Photography and Its Aesthetic Inheritance: Defining the Picturesque Photograph and Its Vantage Point

The focus of the investigation is the relationship between photography and The Picturesque. The principles of the Picturesque movement of the 18th century are drawn into a discussion of our current understanding of the picturesque photograph with the aim of revealing continuity in aesthetic values and subjective relationships with landscape.

Vantage point is explored as an integral element of the Picturesque effect, with compositional structure being recognised as a means of centring the viewer within a subject/object dynamic. Lacan's notion of a subjectivity initiated by vision, and desirous of a state of wholeness, is connected with a pictorial form that is compositionally self-contained, and inviting of a view of rural Otherness where a resilient Picturesque figure appears embedded in 'nature'. The instability of the subject of language (the symbolic order) is in this way related to a pursuit of the corporeal in a wild (but imaginary) landscape.

In addition to an engagement with the visual motifs that define the Picturesque, such as irregular form and ruin and decay, the temporal register of the Picturesque is examined.

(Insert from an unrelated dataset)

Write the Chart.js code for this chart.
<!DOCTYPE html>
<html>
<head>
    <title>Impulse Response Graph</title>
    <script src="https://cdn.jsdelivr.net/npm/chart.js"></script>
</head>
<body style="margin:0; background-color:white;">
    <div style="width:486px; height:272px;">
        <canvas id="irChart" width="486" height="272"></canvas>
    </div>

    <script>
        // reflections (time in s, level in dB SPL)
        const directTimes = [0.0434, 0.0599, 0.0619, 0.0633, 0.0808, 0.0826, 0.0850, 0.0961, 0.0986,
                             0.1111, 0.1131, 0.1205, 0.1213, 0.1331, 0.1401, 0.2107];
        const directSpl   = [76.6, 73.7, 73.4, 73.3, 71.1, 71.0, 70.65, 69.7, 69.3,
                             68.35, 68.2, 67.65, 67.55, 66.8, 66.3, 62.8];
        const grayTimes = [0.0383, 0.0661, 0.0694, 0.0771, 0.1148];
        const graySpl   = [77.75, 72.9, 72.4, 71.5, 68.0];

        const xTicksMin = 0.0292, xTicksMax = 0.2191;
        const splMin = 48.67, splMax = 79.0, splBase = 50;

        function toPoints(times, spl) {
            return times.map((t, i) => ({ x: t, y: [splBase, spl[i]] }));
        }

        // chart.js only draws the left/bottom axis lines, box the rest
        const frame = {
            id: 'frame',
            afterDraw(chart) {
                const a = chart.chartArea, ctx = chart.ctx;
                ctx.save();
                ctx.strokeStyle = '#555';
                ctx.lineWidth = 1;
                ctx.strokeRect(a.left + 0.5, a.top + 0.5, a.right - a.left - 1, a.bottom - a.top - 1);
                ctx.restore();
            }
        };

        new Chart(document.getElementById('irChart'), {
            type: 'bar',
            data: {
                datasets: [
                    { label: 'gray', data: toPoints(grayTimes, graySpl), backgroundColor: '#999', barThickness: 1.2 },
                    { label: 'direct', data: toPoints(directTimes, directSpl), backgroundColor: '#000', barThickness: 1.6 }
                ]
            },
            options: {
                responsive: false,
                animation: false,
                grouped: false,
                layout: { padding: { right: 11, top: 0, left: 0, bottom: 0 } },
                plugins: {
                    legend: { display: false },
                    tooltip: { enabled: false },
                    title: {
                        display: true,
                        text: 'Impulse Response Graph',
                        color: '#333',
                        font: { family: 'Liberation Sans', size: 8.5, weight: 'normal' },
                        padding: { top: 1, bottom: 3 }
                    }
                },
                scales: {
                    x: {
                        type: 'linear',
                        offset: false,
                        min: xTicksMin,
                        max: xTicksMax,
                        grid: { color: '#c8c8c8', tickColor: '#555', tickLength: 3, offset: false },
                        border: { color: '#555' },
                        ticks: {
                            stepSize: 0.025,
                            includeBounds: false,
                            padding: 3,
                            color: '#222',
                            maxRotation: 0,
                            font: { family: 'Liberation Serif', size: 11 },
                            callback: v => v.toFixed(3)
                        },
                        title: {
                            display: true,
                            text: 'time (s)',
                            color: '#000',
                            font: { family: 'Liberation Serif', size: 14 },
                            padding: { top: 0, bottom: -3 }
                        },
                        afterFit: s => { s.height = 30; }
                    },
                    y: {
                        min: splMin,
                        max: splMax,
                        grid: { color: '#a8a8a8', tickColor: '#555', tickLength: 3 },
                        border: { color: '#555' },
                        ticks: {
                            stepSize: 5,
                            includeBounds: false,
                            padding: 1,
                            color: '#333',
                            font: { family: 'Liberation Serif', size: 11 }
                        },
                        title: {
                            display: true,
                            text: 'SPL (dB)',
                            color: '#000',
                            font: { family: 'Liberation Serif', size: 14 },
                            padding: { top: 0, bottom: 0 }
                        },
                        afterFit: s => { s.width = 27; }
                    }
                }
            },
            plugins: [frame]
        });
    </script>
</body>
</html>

Associations with nostalgia are developed to consider the Picturesque photograph as a crystallization of actual and virtual conceptions of time, where the captured instant resonates with echoes of the past and alludes to future desire.

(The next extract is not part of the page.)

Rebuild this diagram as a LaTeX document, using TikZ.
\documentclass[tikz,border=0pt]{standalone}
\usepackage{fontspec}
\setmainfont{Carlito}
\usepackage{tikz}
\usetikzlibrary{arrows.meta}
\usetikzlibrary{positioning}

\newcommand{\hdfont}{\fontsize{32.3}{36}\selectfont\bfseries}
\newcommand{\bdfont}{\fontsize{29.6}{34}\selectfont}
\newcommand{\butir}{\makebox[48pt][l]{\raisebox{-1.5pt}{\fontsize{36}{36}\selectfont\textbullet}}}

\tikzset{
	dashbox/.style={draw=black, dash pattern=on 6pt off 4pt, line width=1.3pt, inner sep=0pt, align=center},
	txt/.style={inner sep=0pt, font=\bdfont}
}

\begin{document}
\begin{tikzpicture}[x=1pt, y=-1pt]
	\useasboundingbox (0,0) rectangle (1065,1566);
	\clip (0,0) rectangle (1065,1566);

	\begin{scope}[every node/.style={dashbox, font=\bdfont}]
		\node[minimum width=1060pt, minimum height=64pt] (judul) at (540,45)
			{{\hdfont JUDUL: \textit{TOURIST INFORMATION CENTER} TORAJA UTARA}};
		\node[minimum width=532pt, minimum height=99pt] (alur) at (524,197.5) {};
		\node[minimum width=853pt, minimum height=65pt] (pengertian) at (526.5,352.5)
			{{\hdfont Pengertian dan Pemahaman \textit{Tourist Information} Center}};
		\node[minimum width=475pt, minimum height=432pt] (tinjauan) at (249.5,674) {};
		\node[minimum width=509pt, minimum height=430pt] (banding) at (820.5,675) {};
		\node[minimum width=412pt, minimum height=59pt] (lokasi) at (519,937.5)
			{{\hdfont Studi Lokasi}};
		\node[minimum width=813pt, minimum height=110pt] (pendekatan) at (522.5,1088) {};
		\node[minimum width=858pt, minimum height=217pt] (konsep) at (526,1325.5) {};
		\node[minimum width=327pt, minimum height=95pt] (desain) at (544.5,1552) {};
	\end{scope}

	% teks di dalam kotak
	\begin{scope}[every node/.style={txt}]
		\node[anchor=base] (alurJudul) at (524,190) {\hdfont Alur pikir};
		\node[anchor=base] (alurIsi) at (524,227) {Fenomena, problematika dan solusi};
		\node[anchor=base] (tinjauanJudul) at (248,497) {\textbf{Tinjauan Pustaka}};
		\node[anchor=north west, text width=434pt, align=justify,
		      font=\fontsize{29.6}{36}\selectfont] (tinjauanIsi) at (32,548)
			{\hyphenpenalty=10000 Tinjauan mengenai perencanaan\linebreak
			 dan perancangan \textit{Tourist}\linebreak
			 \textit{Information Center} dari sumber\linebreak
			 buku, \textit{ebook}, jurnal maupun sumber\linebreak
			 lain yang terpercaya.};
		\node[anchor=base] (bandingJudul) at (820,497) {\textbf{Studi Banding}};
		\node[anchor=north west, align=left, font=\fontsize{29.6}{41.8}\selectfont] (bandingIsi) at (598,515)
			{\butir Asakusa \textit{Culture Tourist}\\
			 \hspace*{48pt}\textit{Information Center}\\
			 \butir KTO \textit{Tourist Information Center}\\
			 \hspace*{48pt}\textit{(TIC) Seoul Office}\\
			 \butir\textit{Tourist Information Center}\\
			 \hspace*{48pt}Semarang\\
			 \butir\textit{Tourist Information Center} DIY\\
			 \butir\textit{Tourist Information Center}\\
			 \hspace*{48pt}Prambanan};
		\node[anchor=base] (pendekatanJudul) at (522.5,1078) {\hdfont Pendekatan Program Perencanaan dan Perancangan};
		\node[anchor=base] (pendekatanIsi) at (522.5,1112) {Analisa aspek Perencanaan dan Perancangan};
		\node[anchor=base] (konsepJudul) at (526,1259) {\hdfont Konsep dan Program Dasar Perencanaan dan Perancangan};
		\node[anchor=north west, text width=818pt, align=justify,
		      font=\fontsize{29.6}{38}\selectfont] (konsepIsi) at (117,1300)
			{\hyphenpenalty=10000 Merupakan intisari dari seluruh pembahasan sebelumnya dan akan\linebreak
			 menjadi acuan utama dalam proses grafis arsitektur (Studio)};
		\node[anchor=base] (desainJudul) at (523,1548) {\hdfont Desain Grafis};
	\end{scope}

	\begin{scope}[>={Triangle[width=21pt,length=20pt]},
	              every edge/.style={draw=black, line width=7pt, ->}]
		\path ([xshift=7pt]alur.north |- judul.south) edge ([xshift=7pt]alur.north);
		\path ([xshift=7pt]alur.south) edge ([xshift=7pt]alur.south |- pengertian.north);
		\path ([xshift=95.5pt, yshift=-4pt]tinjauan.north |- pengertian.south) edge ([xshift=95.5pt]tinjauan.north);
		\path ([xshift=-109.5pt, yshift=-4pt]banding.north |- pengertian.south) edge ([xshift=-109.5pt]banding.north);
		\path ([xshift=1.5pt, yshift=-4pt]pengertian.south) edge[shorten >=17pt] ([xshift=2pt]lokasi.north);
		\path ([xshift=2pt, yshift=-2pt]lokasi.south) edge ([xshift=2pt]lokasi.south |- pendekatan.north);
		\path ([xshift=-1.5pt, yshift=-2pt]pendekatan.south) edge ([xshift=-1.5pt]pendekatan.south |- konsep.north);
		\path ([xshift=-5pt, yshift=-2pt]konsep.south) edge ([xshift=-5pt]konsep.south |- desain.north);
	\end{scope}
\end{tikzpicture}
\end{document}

With a renewed understanding of Picturesque principles, recent photography is examined with the intention of revealing a continuing presence of the original Picturesque aesthetic. Documentary, as a form commonly associated with factual recording, is scrutinized for tropes of Picturesque effect with presumptions of photography's indexical link with the real being reassessed. The empirical and aesthetic realms, often seen as distinct, are located in the photograph (and act of photographing) as immeshed and made complex by subjective desire.